Standard Kernel targets NVIDIA’s dominance in GPU software
Startup Standard Kernel is taking aim at NVIDIA’s powerful software ecosystem with a bold bet: use AI‑generated kernels to outperform the company’s meticulously hand‑engineered GPU libraries. Rather than competing on hardware, the young company is focused on the invisible layer that makes modern AI workloads fast — the low‑level GPU kernels that drive matrix multiplications, convolutions and other critical operations.
AI‑designed kernels vs. hand‑tuned libraries
For years, developers have relied on NVIDIA’s libraries such as cuBLAS, cuDNN and CUTLASS, which pack decades of expertise in compiler optimization, memory hierarchies and parallel computing. These libraries are highly optimized but also tightly coupled to NVIDIA’s platform, giving the company a major strategic advantage in the GPU and machine learning stack.

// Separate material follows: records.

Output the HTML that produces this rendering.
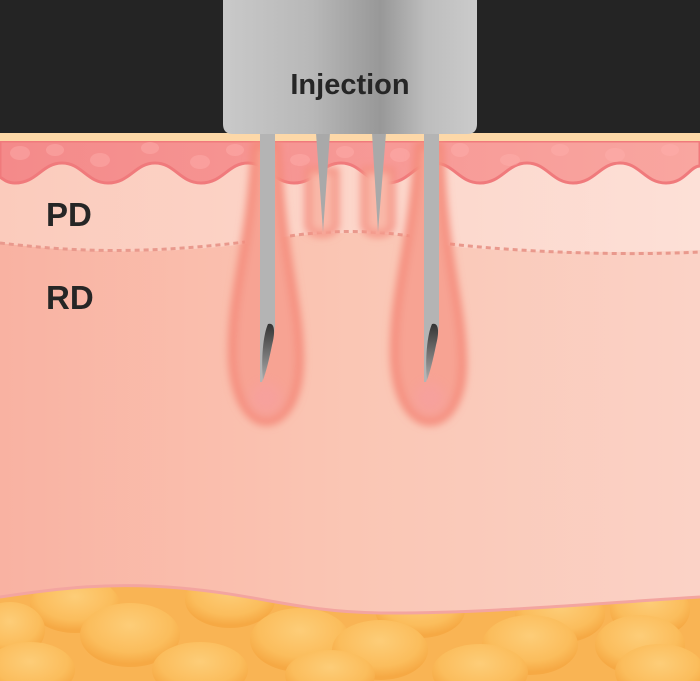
<!DOCTYPE html>
<html><head><meta charset="utf-8"><style>
html,body{margin:0;padding:0;background:#fff}
svg{display:block}
</style></head><body>
<svg width="700" height="681" viewBox="0 0 700 681" xmlns="http://www.w3.org/2000/svg">
<defs>
<linearGradient id="derm" x1="0" x2="1" y1="0" y2="0">
<stop offset="0" stop-color="#f9b2a2"/><stop offset="0.5" stop-color="#fac6b4"/><stop offset="1" stop-color="#fbd2c6"/>
</linearGradient>
<linearGradient id="pd" x1="0" x2="1">
<stop offset="0" stop-color="#fbcbbc"/><stop offset="1" stop-color="#fde0d7"/>
</linearGradient>
<linearGradient id="epi" x1="0" x2="1">
<stop offset="0" stop-color="#f48a8a"/><stop offset="1" stop-color="#f9a6a0"/>
</linearGradient>
<linearGradient id="dev" x1="0" x2="1">
<stop offset="0" stop-color="#c9c9c9"/><stop offset="0.35" stop-color="#b8b8b8"/><stop offset="0.62" stop-color="#989898"/><stop offset="0.8" stop-color="#bdbdbd"/><stop offset="1" stop-color="#cbcbcb"/>
</linearGradient>
<linearGradient id="bev" x1="0" x2="0" y1="0" y2="1">
<stop offset="0" stop-color="#333"/><stop offset="1" stop-color="#aaa"/>
</linearGradient>
<radialGradient id="fat" cx="0.5" cy="0.35" r="0.6">
<stop offset="0" stop-color="#fdcd78"/><stop offset="0.7" stop-color="#fbbd5c"/><stop offset="1" stop-color="#f6a944"/>
</radialGradient>
<filter id="blur" x="-50%" y="-20%" width="200%" height="140%"><feGaussianBlur stdDeviation="4"/></filter>
<filter id="blur2" x="-50%" y="-50%" width="200%" height="200%"><feGaussianBlur stdDeviation="6"/></filter>
<clipPath id="fatclip"><path d="M0,597 C60,588 110,582 180,588 C260,595 300,612 380,613 C480,614 600,603 700,597 L700,681 L0,681Z"/></clipPath>
</defs>

<rect x="0" y="133" width="700" height="548" fill="url(#derm)"/>
<path d="M0,141 L700,141 L700,250 C600,254 500,252 450,246 L410,236 C370,232 330,232 290,236 L245,244 C180,252 100,256 0,243Z" fill="url(#pd)"/>
<path d="M0,243 C60,250 130,256 245,242 M290,236 C330,230 370,230 410,236 M450,244 C520,252 620,256 700,252" fill="none" stroke="#e9998d" stroke-width="3" stroke-dasharray="5,4"/>

<path d="M0,141 L700,141 L700,166 C690,166 685,183 666,183 C645,183 640,163 620,163 C600,163 595,183 573,183 C552,183 547,163 527,163 C507,163 502,183 480,183 C459,183 454,163 434,163 C414,163 409,183 387,183 C366,183 361,163 341,163 C321,163 316,183 294,183 C273,183 268,163 248,163 C228,163 223,183 201,183 C180,183 175,163 155,163 C135,163 130,183 108,183 C87,183 82,163 62,163 C42,163 37,183 15,183 C8,183 4,180 0,177Z" fill="url(#epi)" stroke="#f07a7c" stroke-width="3"/>
<g fill="#ffb0ad" opacity="0.45">
<ellipse cx="20" cy="153" rx="10" ry="7"/><ellipse cx="55" cy="150" rx="9" ry="6"/><ellipse cx="100" cy="160" rx="10" ry="7"/><ellipse cx="150" cy="148" rx="9" ry="6"/><ellipse cx="200" cy="162" rx="10" ry="7"/><ellipse cx="235" cy="150" rx="9" ry="6"/><ellipse cx="300" cy="160" rx="10" ry="6"/><ellipse cx="345" cy="152" rx="9" ry="6"/><ellipse cx="400" cy="155" rx="10" ry="7"/><ellipse cx="460" cy="150" rx="9" ry="7"/><ellipse cx="510" cy="160" rx="10" ry="6"/><ellipse cx="560" cy="150" rx="9" ry="6"/><ellipse cx="615" cy="155" rx="10" ry="7"/><ellipse cx="670" cy="150" rx="9" ry="6"/>
</g>

<!-- glows -->
<g filter="url(#blur)">
<path d="M255,145 C250,250 230,290 232,360 C234,400 250,422 266,422 C284,422 300,400 300,360 C300,300 282,260 277,145Z" fill="#f7a393" stroke="#f48878" stroke-width="7"/>
<path d="M418,145 C412,250 392,290 394,360 C396,400 412,422 430,422 C448,422 464,400 463,360 C462,300 444,260 440,145Z" fill="#f7a393" stroke="#f48878" stroke-width="7"/>
<path d="M308,170 L308,225 C308,237 336,237 336,225 L336,170Z" fill="#f9b8a8" stroke="#f48e80" stroke-width="6"/>
<path d="M364,170 L364,225 C364,237 392,237 392,225 L392,170Z" fill="#f9b8a8" stroke="#f48e80" stroke-width="6"/>
</g>
<g filter="url(#blur2)" fill="#f7a0a0" opacity="0.7">
<ellipse cx="266" cy="398" rx="16" ry="16"/><ellipse cx="430" cy="398" rx="16" ry="16"/>
</g>

<g clip-path="url(#fatclip)">
<rect x="0" y="580" width="700" height="101" fill="#f9b454"/>
<g fill="url(#fat)">
<ellipse cx="75" cy="605" rx="45" ry="28"/><ellipse cx="230" cy="600" rx="45" ry="28"/><ellipse cx="420" cy="610" rx="45" ry="28"/><ellipse cx="560" cy="615" rx="45" ry="28"/><ellipse cx="650" cy="610" rx="40" ry="28"/>
<ellipse cx="10" cy="630" rx="35" ry="28"/><ellipse cx="130" cy="635" rx="50" ry="32"/><ellipse cx="300" cy="640" rx="50" ry="32"/><ellipse cx="380" cy="650" rx="48" ry="30"/><ellipse cx="530" cy="645" rx="48" ry="30"/><ellipse cx="640" cy="645" rx="45" ry="30"/>
<ellipse cx="30" cy="670" rx="45" ry="28"/><ellipse cx="200" cy="670" rx="48" ry="28"/><ellipse cx="330" cy="675" rx="45" ry="25"/><ellipse cx="480" cy="672" rx="48" ry="28"/><ellipse cx="660" cy="672" rx="45" ry="28"/>
</g>
</g>
<path d="M0,597 C60,588 110,582 180,588 C260,595 300,612 380,613 C480,614 600,603 700,597" fill="none" stroke="#f3a5a0" stroke-width="3"/>

<rect x="0" y="0" width="700" height="133" fill="#242424"/>
<rect x="0" y="133" width="700" height="8" fill="#fdd8a8"/>

<!-- needles -->
<path d="M260,130 L275,130 L275,325 C273,345 268,365 262,382 L260,382Z" fill="#b4b4b4"/>
<path d="M268,324 C274,322 276,330 272,345 C269,360 266,372 263,380 C261,360 263,335 268,324Z" fill="url(#bev)"/>
<path d="M424,130 L439,130 L439,325 C437,345 432,365 426,382 L424,382Z" fill="#b4b4b4"/>
<path d="M432,324 C438,322 440,330 436,345 C433,360 430,372 427,380 C425,360 427,335 432,324Z" fill="url(#bev)"/>
<path d="M316,133 L330,133 L323,232Z" fill="#a9a9a9"/>
<path d="M372,133 L386,133 L378,232Z" fill="#a9a9a9"/>

<path d="M223,0 L477,0 L477,124 Q477,134 467,134 L233,134 Q223,134 223,124Z" fill="url(#dev)"/>
<text x="350" y="94" text-anchor="middle" font-family="Liberation Sans, sans-serif" font-weight="bold" font-size="29" fill="#262626">Injection</text>

<text x="46" y="226" font-family="Liberation Sans, sans-serif" font-weight="bold" font-size="33" fill="#262626">PD</text>
<text x="46" y="309" font-family="Liberation Sans, sans-serif" font-weight="bold" font-size="33" fill="#262626">RD</text>
</svg>
</body></html>
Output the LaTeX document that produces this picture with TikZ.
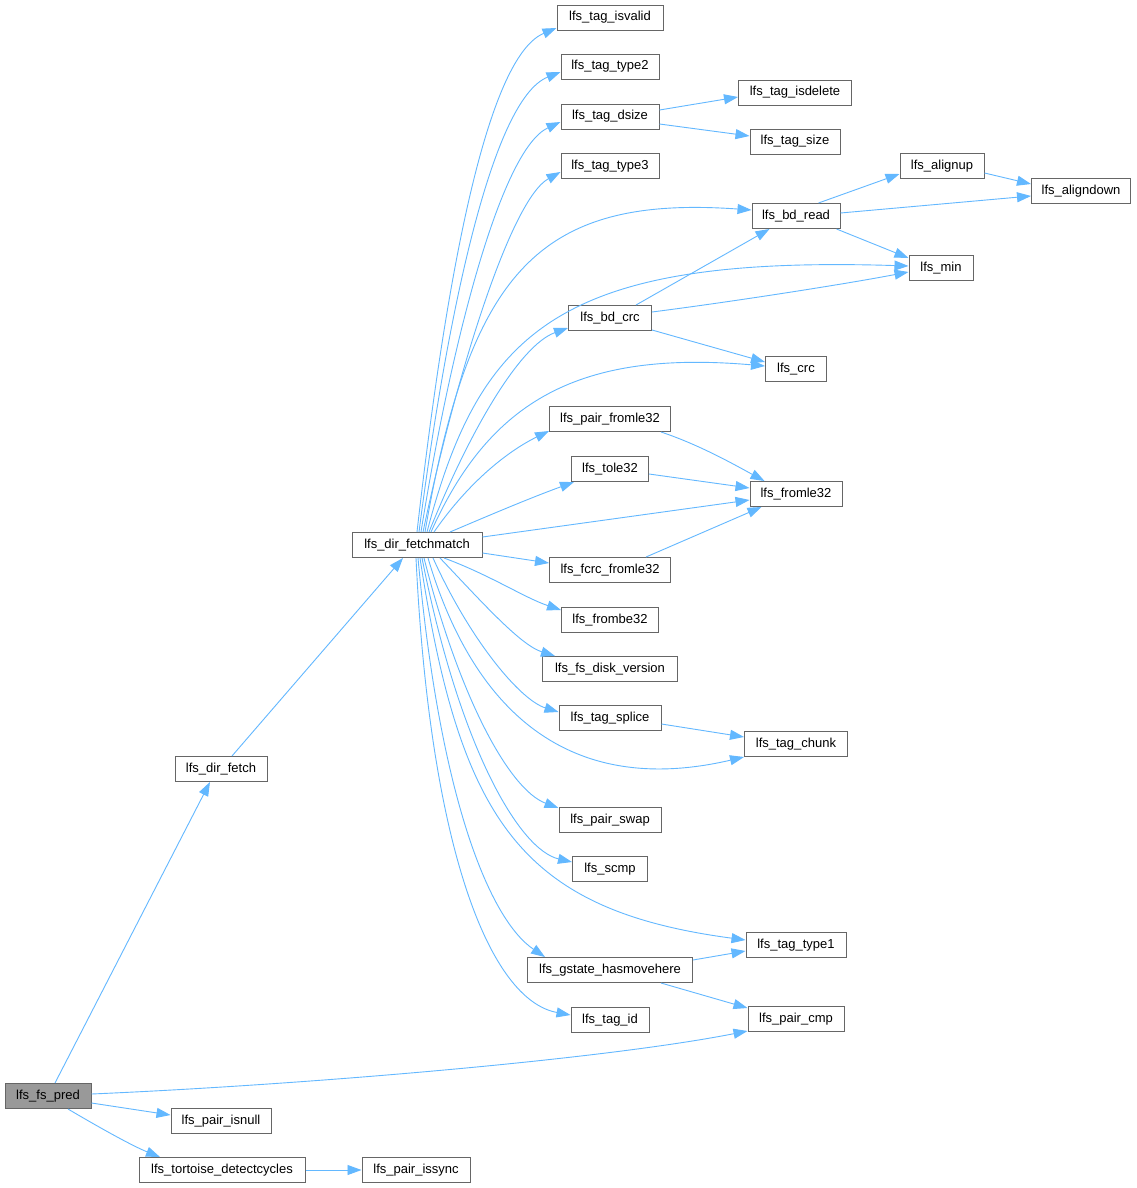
\documentclass[tikz,border=0pt]{standalone}
\usepackage{fontspec}
\setmainfont{Liberation Sans}
\usetikzlibrary{arrows.meta,calc}
\definecolor{edgec}{HTML}{63B8FF}
\definecolor{bord}{HTML}{666666}
\definecolor{hl}{HTML}{999999}
\tikzset{
 fn/.style={draw=bord,line width=1pt,fill=white,minimum height=25pt,inner sep=0pt,font=\fontsize{13}{15}\selectfont,anchor=center,text height=9.3pt,text depth=3.3pt},
 e/.style={draw=edgec,line width=0.9pt,-{Triangle[length=14pt,width=10pt]}},
}
\begin{document}
\begin{tikzpicture}[x=1pt,y=-1pt]
\useasboundingbox[fill=white] (0,0) rectangle (1137,1188);
\node[fn,minimum width=86pt,fill=hl] (pred) at (48,1096) {lfs\_fs\_pred};
\node[fn,minimum width=92pt] (df) at (221,769) {lfs\_dir\_fetch};
\node[fn,minimum width=130pt] (fm) at (417,545) {lfs\_dir\_fetchmatch};
\node[fn,minimum width=100pt] (isnull) at (221,1121) {lfs\_pair\_isnull};
\node[fn,minimum width=166pt] (tort) at (222,1170) {lfs\_tortoise\_detectcycles};
\node[fn,minimum width=108pt] (issync) at (416,1170) {lfs\_pair\_issync};
\node[fn,minimum width=96pt] (paircmp) at (796,1019) {lfs\_pair\_cmp};
\node[fn,minimum width=106pt] (isvalid) at (610,18) {lfs\_tag\_isvalid};
\node[fn,minimum width=98pt] (type2) at (610,67) {lfs\_tag\_type2};
\node[fn,minimum width=98pt] (dsize) at (610,117) {lfs\_tag\_dsize};
\node[fn,minimum width=113pt] (isdelete) at (795,93) {lfs\_tag\_isdelete};
\node[fn,minimum width=90pt] (tsize) at (795,142) {lfs\_tag\_size};
\node[fn,minimum width=98pt] (type3) at (610,166) {lfs\_tag\_type3};
\node[fn,minimum width=88pt] (bdread) at (796,216) {lfs\_bd\_read};
\node[fn,minimum width=84pt] (alignup) at (942,166) {lfs\_alignup};
\node[fn,minimum width=99pt] (aligndown) at (1081,191) {lfs\_aligndown};
\node[fn,minimum width=64pt] (min) at (941,268) {lfs\_min};
\node[fn,minimum width=83pt] (bdcrc) at (610,318) {lfs\_bd\_crc};
\node[fn,minimum width=61pt] (crc) at (796,369) {lfs\_crc};
\node[fn,minimum width=121pt] (pairfromle) at (610,419) {lfs\_pair\_fromle32};
\node[fn,minimum width=77pt] (tole) at (610,469) {lfs\_tole32};
\node[fn,minimum width=92pt] (fromle) at (796,494) {lfs\_fromle32};
\node[fn,minimum width=121pt] (fcrc) at (610,570) {lfs\_fcrc\_fromle32};
\node[fn,minimum width=97pt] (frombe) at (610,620) {lfs\_frombe32};
\node[fn,minimum width=135pt] (diskver) at (610,669) {lfs\_fs\_disk\_version};
\node[fn,minimum width=102pt] (splice) at (610,718) {lfs\_tag\_splice};
\node[fn,minimum width=103pt] (chunk) at (796,744) {lfs\_tag\_chunk};
\node[fn,minimum width=102pt] (swap) at (610,820) {lfs\_pair\_swap};
\node[fn,minimum width=75pt] (scmp) at (610,869) {lfs\_scmp};
\node[fn,minimum width=100pt] (type1) at (796,945) {lfs\_tag\_type1};
\node[fn,minimum width=165pt] (gstate) at (610,970) {lfs\_gstate\_hasmovehere};
\node[fn,minimum width=78pt] (tagid) at (610,1020) {lfs\_tag\_id};

% from lfs_fs_pred
\draw[e] ($(pred.north)+(7,0)$) -- ($(df.south)+(-11,0)$);
\draw[e] ($(pred.east)+(0,-2)$) .. controls (300,1085) and (600,1060) .. ($(paircmp.west)+(0,12)$);
\draw[e] ($(pred.east)+(0,7)$) -- ($(isnull.west)+(0,-6)$);
\draw[e] ($(pred.south)+(20,0)$) .. controls (90,1122) and (130,1145) .. ($(tort.north)+(-62,0)$);
\draw[e] (tort.east) -- (issync.west);
% lfs_dir_fetch
\draw[e] ($(df.north)+(11,0)$) -- ($(fm.south)+(-14,0)$);
% fan from lfs_dir_fetchmatch (top)
\draw[e] ($(fm.north)+(0,0)$) .. controls (440,330) and (480,60) .. ($(isvalid.west)+(0,10)$);
\draw[e] ($(fm.north)+(2,0)$) .. controls (445,330) and (490,100) .. ($(type2.west)+(0,5)$);
\draw[e] ($(fm.north)+(4,0)$) .. controls (450,350) and (500,150) .. ($(dsize.west)+(0,5)$);
\draw[e] ($(fm.north)+(6,0)$) .. controls (455,380) and (510,200) .. ($(type3.west)+(0,6)$);
\draw[e] ($(fm.north)+(8,0)$) .. controls (470,270) and (540,195) .. ($(bdread.west)+(0,-6)$);
\draw[e] ($(fm.north)+(10,0)$) .. controls (480,330) and (560,255) .. ($(min.west)+(0,-2)$);
\draw[e] ($(fm.north)+(12,0)$) .. controls (470,430) and (520,345) .. ($(bdcrc.west)+(0,10)$);
\draw[e] ($(fm.north)+(14,0)$) .. controls (490,400) and (580,350) .. ($(crc.west)+(0,-3)$);
\draw[e] ($(fm.north)+(17,0)$) .. controls (470,480) and (510,450) .. ($(pairfromle.west)+(0,12)$);
\draw[e] ($(fm.north)+(33,0)$) .. controls (490,515) and (530,498) .. ($(tole.south west)+(3,0)$);
\draw[e] ($(fm.east)+(0,-8)$) -- ($(fromle.west)+(0,6)$);
\draw[e] ($(fm.east)+(0,8)$) -- ($(fcrc.west)+(0,-7)$);
% fan from lfs_dir_fetchmatch (bottom)
\draw[e] ($(fm.south)+(27,0)$) .. controls (490,575) and (525,598) .. ($(frombe.west)+(0,-10)$);
\draw[e] ($(fm.south)+(23,0)$) .. controls (480,600) and (520,645) .. ($(diskver.north west)+(13,0)$);
\draw[e] ($(fm.south)+(16,0)$) .. controls (470,640) and (520,700) .. ($(splice.west)+(0,-6)$);
\draw[e] ($(fm.south)+(11,0)$) .. controls (470,700) and (560,800) .. ($(chunk.west)+(0,13)$);
\draw[e] ($(fm.south)+(7,0)$) .. controls (460,700) and (510,790) .. ($(swap.west)+(0,-12)$);
\draw[e] ($(fm.south)+(5,0)$) .. controls (460,750) and (520,850) .. ($(scmp.west)+(0,-7)$);
\draw[e] ($(fm.south)+(3,0)$) .. controls (460,820) and (520,910) .. ($(type1.west)+(0,-5)$);
\draw[e] ($(fm.south)+(1,0)$) .. controls (440,800) and (490,920) .. ($(gstate.north west)+(18,0)$);
\draw[e] ($(fm.south)+(-1,0)$) .. controls (430,850) and (490,1000) .. ($(tagid.west)+(0,-5)$);
% second level
\draw[e] ($(dsize.east)+(0,-7)$) -- ($(isdelete.west)+(0,4)$);
\draw[e] ($(dsize.east)+(0,7)$) -- ($(tsize.west)+(0,-6)$);
\draw[e] ($(bdread.north east)+(-22,0)$) -- ($(alignup.south west)+(0,-5)$);
\draw[e] ($(bdread.east)+(0,-3)$) -- ($(aligndown.west)+(0,5)$);
\draw[e] ($(bdread.south east)+(-4,0)$) -- ($(min.west)+(0,-10)$);
\draw[e] ($(alignup.east)+(0,7)$) -- ($(aligndown.west)+(0,-7)$);
\draw[e] ($(bdcrc.north east)+(-16,0)$) -- ($(bdread.south west)+(18,0)$);
\draw[e] ($(bdcrc.east)+(0,-6)$) .. controls (730,302) and (840,285) .. ($(min.west)+(0,4)$);
\draw[e] ($(bdcrc.east)+(0,12)$) -- ($(crc.west)+(0,-7)$);
\draw[e] ($(pairfromle.south east)+(-10,0)$) .. controls (700,445) and (735,465) .. ($(fromle.north west)+(15,0)$);
\draw[e] ($(tole.east)+(0,5)$) -- ($(fromle.west)+(0,-6)$);
\draw[e] ($(fcrc.north east)+(-25,0)$) -- ($(fromle.south west)+(12,0)$);
\draw[e] ($(splice.east)+(0,6)$) -- ($(chunk.west)+(0,-7)$);
\draw[e] ($(gstate.east)+(0,-10)$) -- ($(type1.west)+(0,6)$);
\draw[e] ($(gstate.south east)+(-32,0)$) -- ($(paircmp.west)+(0,-11)$);
\end{tikzpicture}
\end{document}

Standard Kernel is betting that AI algorithms can now discover superior implementations automatically. By training models on large corpora of numerical routines and hardware behaviors, the startup aims to generate specialized kernels that are tuned not only to a given GPU architecture, but also to a specific model, batch size or data pattern. The promise is higher throughput, lower latency and better utilization without months of manual tuning.
What this means for AI developers and the ecosystem
If successful, Standard Kernel could loosen NVIDIA’s grip on the software layer that underpins deep learning frameworks such as PyTorch and TensorFlow. Automatically generated kernels could make it easier to target multiple accelerators, including emerging AI chips from new vendors, and reduce the need for proprietary, vendor‑locked libraries.
The company’s approach also reflects a broader shift: using AI to design and optimize the very systems that run AI. From auto‑scheduling compilers to neural architecture search, more of the software stack is being discovered rather than hand‑crafted. Standard Kernel’s success will depend on whether its generated kernels can consistently beat or match NVIDIA’s gold‑standard libraries in real‑world benchmarks while offering a smoother developer experience.
As demand for training and deploying large foundation models accelerates, any technology that delivers more performance per watt or per dollar will attract attention. Standard Kernel’s challenge to NVIDIA underscores how critical the software layer has become in the race to scale AI.